Both experiences influenced Fariña’s views on how schools should interact with parents, including those who can’t be present at their child’s school and those who might be too present. At P.S. 6, those dynamics changed over a period of 10 years, she writes. At the district level, additional translators and parent coordinators helped reach more parents, but calls for the city to communicate better with parents who don’t speak English have only intensified in recent years.

A MOMENTOUS FIRST MEETING: Fariña has long promoted balanced literacy, the approach to reading and writing pioneered by Lucy Calkins that lets students choose their own books from classroom libraries and limits teacher-led instruction. Calkins calls Fariña and Kotch “the best of the best” in her introduction to their book, in which they recount being awestruck at their first meeting.

“All the books and articles we had read could never teach the way being in the presence of an expert and passionate teacher could,” they write of watching Calkins. Fariña advocated for balanced literacy across her Brooklyn districts and then citywide under Klein, although the model fell out of favor by the end of Klein’s tenure.

WHAT’S MISSING: Many of Fariña’s specific ideas, like morning read-alouds with parents or grandparents day activities, are geared toward schools with younger students, while high school gets less emphasis. Her emphasis on literacy—including a detailed breakdown of her book-of-the-month initiative—also means few specific mentions of math or science instruction.
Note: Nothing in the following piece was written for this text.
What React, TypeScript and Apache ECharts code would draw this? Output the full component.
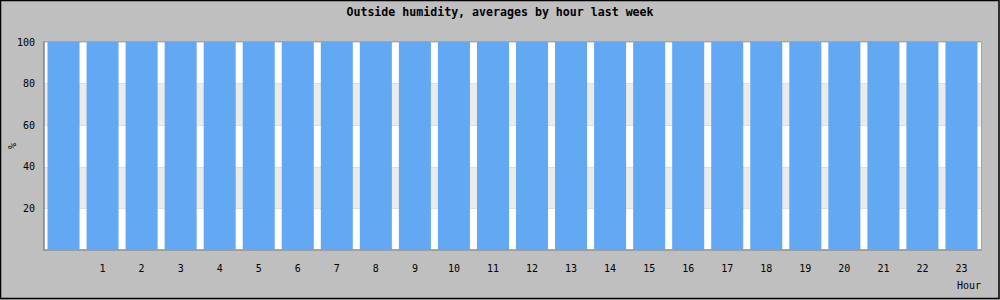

MORE MANTRAS: At Fariña’s appointment press conference, she said she would be focusing on communication, capacity building, curriculum enhancement, celebration and efficiency—or “five Cs and an E.” It’s a strategy she’s used for years to make her goals memorable. Some past mantras: “equity, energy, expectations, entourage/ensemble” and “courage, curriculum, content, capacity, celebration.”

EARLY PRAISE OF BILL DE BLASIO?: “Many of the best politicians get their start in local PTAs and on school boards, mentored by principals who think aloud as they model consensus-building strategies and collaborative decision making,” Fariña and Kotch write. (De Blasio got his political start on District 15’s school board, serving with Fariña.)